1884, une maison d’éducation surveillée ferme ses portes dans les Cévennes. Les gamins et adolescents victimes de pratiques dégradantes quittent les lieux sous les yeux des paysans du cru, qui furent leur geôlier de quelconque manière.
1901, d’étranges évènements se déroulent dans la communauté environnante. Un bébé mort-né, un homme fauché en pleine force de l’âge, un troupeau de chèvres décimé, l’incendie de meules…Chacun rejette la faute sur un autre, refusant de voir ses propres péchés. La vie n’est-elle pas assez rude ? Témoin de ces malheurs, un médecin porté sur la boisson est taraudé par un doute. Oui, c’est lui qui a fait fermer le bagne à cause de certaines pratiques, ou de ce qu’il en devinait. Mais n’est-il pas passé à côté de quelque chose ? De même que la bâtisse, les petits corps enterrés à l’écart dans un cimetière improvisé constituent une présence encombrante, celle d’un passé que l’on aimerait oublier.

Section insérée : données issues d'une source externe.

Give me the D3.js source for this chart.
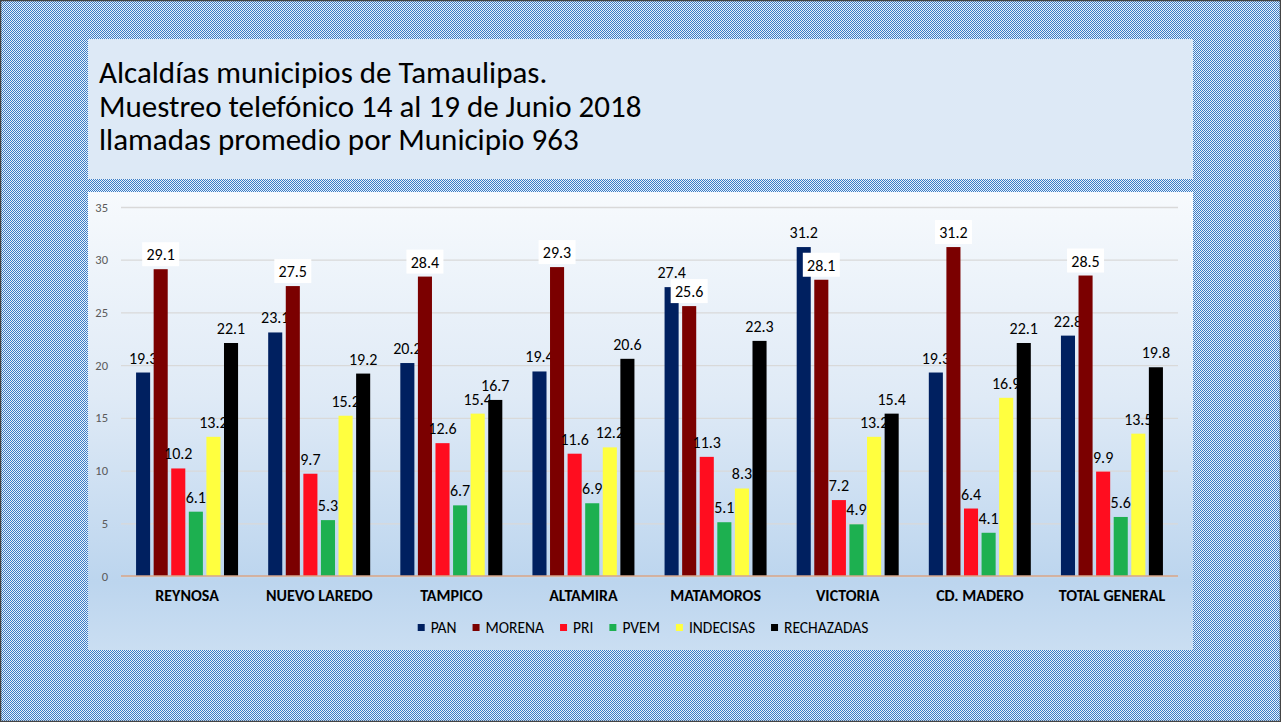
<!DOCTYPE html>
<html><head><meta charset="utf-8">
<script src="https://cdn.jsdelivr.net/npm/d3@7"></script>
<style>html,body{margin:0;padding:0;overflow:hidden;background:#fff}svg{display:block}</style>
</head><body>
<svg id="c" width="1281" height="722"></svg>
<script>
const categories = ["REYNOSA","NUEVO LAREDO","TAMPICO","ALTAMIRA","MATAMOROS","VICTORIA","CD. MADERO","TOTAL GENERAL"];
const seriesNames = ["PAN","MORENA","PRI","PVEM","INDECISAS","RECHAZADAS"];
const seriesColors = ["#002060","#7b0000","#ff0d1f","#1db050","#ffff3f","#000000"];
const PAN        = [19.3,23.1,20.2,19.4,27.4,31.2,19.3,22.8];
const MORENA     = [29.1,27.5,28.4,29.3,25.6,28.1,31.2,28.5];
const PRI        = [10.2,9.7,12.6,11.6,11.3,7.2,6.4,9.9];
const PVEM       = [6.1,5.3,6.7,6.9,5.1,4.9,4.1,5.6];
const INDECISAS  = [13.2,15.2,15.4,12.2,8.3,13.2,16.9,13.5];
const RECHAZADAS = [22.1,19.2,16.7,20.6,22.3,15.4,22.1,19.8];
const yTicks = [0,5,10,15,20,25,30,35];
const titleLines = ["Alcaldías municipios de Tamaulipas.","Muestreo telefónico 14 al 19 de Junio 2018","llamadas promedio por Municipio 963"];
const seriesValues = [PAN,MORENA,PRI,PVEM,INDECISAS,RECHAZADAS];
const boxedSeries = ["MORENA"];

const FONT = "Carlito, Lato, 'Open Sans', sans-serif";
const svg = d3.select("#c");
const defs = svg.append("defs");
const pat = defs.append("pattern").attr("id","chk").attr("width",2).attr("height",2).attr("patternUnits","userSpaceOnUse");
pat.append("rect").attr("width",2).attr("height",2).attr("fill","#eaf2fb");
pat.append("rect").attr("x",0).attr("y",0).attr("width",1).attr("height",1).attr("fill","#3a7cc6");
pat.append("rect").attr("x",1).attr("y",1).attr("width",1).attr("height",1).attr("fill","#3a7cc6");
const grad = defs.append("linearGradient").attr("id","bg").attr("x1",0).attr("y1",0).attr("x2",0).attr("y2",1);
[[0,"#f7fafd"],[0.45,"#dfeaf6"],[0.85,"#bcd5ee"],[1,"#cadef2"]].forEach(s=>grad.append("stop").attr("offset",s[0]).attr("stop-color",s[1]));

svg.append("rect").attr("width",1281).attr("height",722).attr("fill","url(#chk)");
svg.append("rect").attr("x",0.5).attr("y",0.5).attr("width",1280).attr("height",721).attr("fill","none").attr("stroke","#444").attr("stroke-width",1.5);

// title box
svg.append("rect").attr("x",88).attr("y",39).attr("width",1105).attr("height",140).attr("fill","#dde9f6");
svg.append("g").selectAll("text").data(titleLines).join("text")
  .attr("x",99).attr("y",(d,i)=>83+i*33.5).attr("font-family",FONT).attr("font-size",31).attr("fill","#000").text(d=>d);

// chart box
svg.append("rect").attr("x",88).attr("y",192).attr("width",1105).attr("height",458).attr("fill","url(#bg)");

const x0 = d3.scaleBand().domain(categories).range([121,1178]).padding(0);
const bw = x0.bandwidth();
const x1 = d3.scaleBand().domain(seriesNames).range([bw*0.114, bw*0.886]).paddingInner(0.2);
const y = d3.scaleLinear().domain([0,35]).range([576,207]);

// gridlines + y axis
const yAxis = d3.axisLeft(y).tickValues(yTicks).tickSize(-(1178-121)).tickPadding(13);
const ga = svg.append("g").attr("transform","translate(121,0)").call(yAxis);
ga.select(".domain").remove();
ga.selectAll(".tick line").attr("stroke","#d9d9d9").attr("stroke-width",1.3);
ga.selectAll(".tick text").attr("font-family",FONT).attr("font-size",12.5).attr("fill","#595959");

// bars + labels, series by series
const gm = svg.append("g");
seriesNames.forEach((s,si)=>{
  const rows = categories.map((c,ci)=>({c,s,si,v:seriesValues[si][ci]}));
  const g = gm.append("g");
  g.selectAll("rect.bar").data(rows).join("rect").attr("class","bar")
    .attr("x",d=>x0(d.c)+x1(d.s)).attr("width",x1.bandwidth())
    .attr("y",d=>y(d.v)).attr("height",d=>y(0)-y(d.v))
    .attr("fill",seriesColors[si]);
  if (boxedSeries.includes(s)) {
    g.selectAll("rect.box").data(rows).join("rect").attr("class","box")
      .attr("x",d=>x0(d.c)+x1(d.s)+x1.bandwidth()/2-18.5).attr("y",d=>y(d.v)-27)
      .attr("width",37).attr("height",24).attr("fill","#fff");
  }
  g.selectAll("text").data(rows).join("text")
    .attr("x",d=>x0(d.c)+x1(d.s)+x1.bandwidth()/2).attr("y",d=>y(d.v)-9)
    .attr("text-anchor","middle").attr("font-family",FONT).attr("font-size",16)
    .attr("fill","#000").text(d=>d.v.toFixed(1));
});

// baseline
svg.append("line").attr("x1",121).attr("x2",1178).attr("y1",y(0)).attr("y2",y(0)).attr("stroke","#d4a58a").attr("stroke-width",1.5);

// category labels
const xAxis = d3.axisBottom(x0).tickSize(0).tickPadding(14);
const gx = svg.append("g").attr("transform",`translate(0,${y(0)})`).call(xAxis);
gx.select(".domain").remove();
gx.selectAll(".tick text").attr("font-family",FONT).attr("font-size",16).attr("font-weight","bold").attr("fill","#000");

// legend
const lg = svg.append("g");
let cur = 0;
const GAP = 16;
seriesNames.forEach((s,i)=>{
  const g = lg.append("g");
  g.append("rect").attr("x",0).attr("y",-4).attr("width",7).attr("height",7).attr("fill",seriesColors[i]);
  const t = g.append("text").attr("x",13).attr("y",5).attr("font-family",FONT).attr("font-size",15.5).attr("fill","#000").text(s);
  const w = 13 + t.node().getComputedTextLength();
  g.attr("transform",`translate(${cur},0)`);
  cur += w + GAP;
});
const totalW = cur - GAP;
lg.attr("transform",`translate(${643-totalW/2},628)`);
</script>
</body></html>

Les paysans ont leur façon propre de gérer leurs péchés : secrets et non-dits jalonnent le récit, jusqu’au point de rupture.
Roman de terroir glaçant
Chaque chapitre débute par un extrait de registre d’écrou d’une maison de redressement ayant réellement existé. Fermée à cause de pratiques avilissantes sur des enfants, elle fit de nombreuses victimes : condamnés à un séjour forcé jusqu’à leur majorité, Gilbert, Clément, Antoine, Jean ou encore François sont décédés avant. Glaçant.
Jean-Christophe Tixier, auteur de romans d’enfance et de jeunesse, nous plonge au cœur d’une communauté du XXème siècle coupable, à travers plusieurs personnages qui partagent alternativement leur point de vue. Il est forcément difficile de s’identifier ou s’attacher à certains personnages. Exceptée Blanche, victime de viols par son oncle, tous présentent une cupidité, une absence d’humanité qui suscite dégoût ou indignation. Le quotidien des petits bagnards est également évoqué par bribes. Une lecture qui ne laisse pas indifférent, et nécessaire, très certainement.